Danny Yoo dyoo at hkn.eecs.berkeley.edu
Thu Feb 5 19:34:25 EST 2004

On Thu, 5 Feb 2004, Christopher Spears wrote:

> I'm trying to figure out regular expressions and am completely baffled!
> I understand the concept because there is something similar in UNIX, but
> for some reason, Python regular expressions don't make any sense to me!
> Are there some good tutorials that can help explain this subject to me?

Hi Chris,

Yes, there's a tutorial-style Regular Expression HOWTO by A.M. Kuchling:

http://www.amk.ca/python/howto/regex/

Regular expressions allow us to define text patterns.  For example, we can
define a pattern of a bunch of 'a's:

###
>>> import re
>>> pattern = re.compile('a+')
>>> pattern
<_sre.SRE_Pattern object at 0x8126060>
###

'pattern' is a regular expression that can recognize all continuous
patterns of the letter 'a'.  That is, if we give it a string with 'a's,
it'll recognize exactly where they are.

Let's see what it does on a simple example:

###
>>> pattern.findall('this is a test')
['a']
###

Here, it found the letter 'a'.

Let's try something else:

###
['aaa', 'a', 'a', 'aaaa', 'aa', 'aaaa']
###

And here, it found all 'a' sequences in that string.

Does this make sense so far?  The pattern above is deliberately simple,
but regular expressions can get a little more complicated.

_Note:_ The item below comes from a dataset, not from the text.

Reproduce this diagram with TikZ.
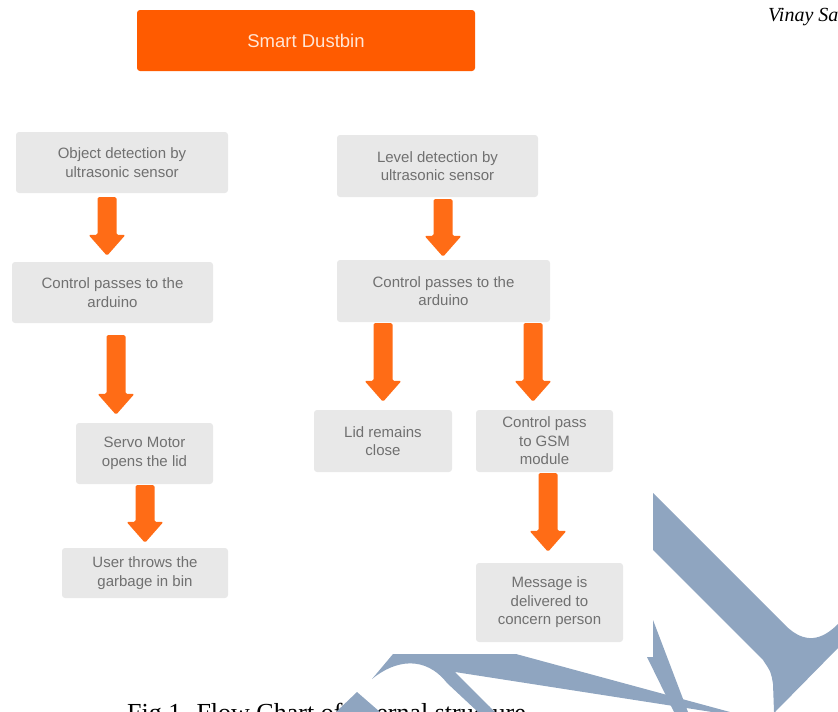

For example, here's a regular expression that tries to detect date strings
of the form '2/5/2004' (like date strings):

###
>>> date_regex = re.compile('[0-9]+/[0-9]+/[0-9]+')
>>> date_regex.findall("this is a test on 02/05/2004, right?")
['02/05/2004']
###

The regular expression is trying to say "a bunch of digits, followed by a
a slash, followed by another bunch of digits, followed by a slash, and
then topped with another bunch of digits".  Whew.  *grin*

Caveat: the pattern above is too lenient for catching date strings. It
also catches stuff like 2005/2/5, or even things like:

###
>>> date_regex.findall("looky 1/2/3 or /4/5/6/")
['1/2/3', '4/5/6']
###

So there's something of an art to writing good regular expressions that
are both general and specific.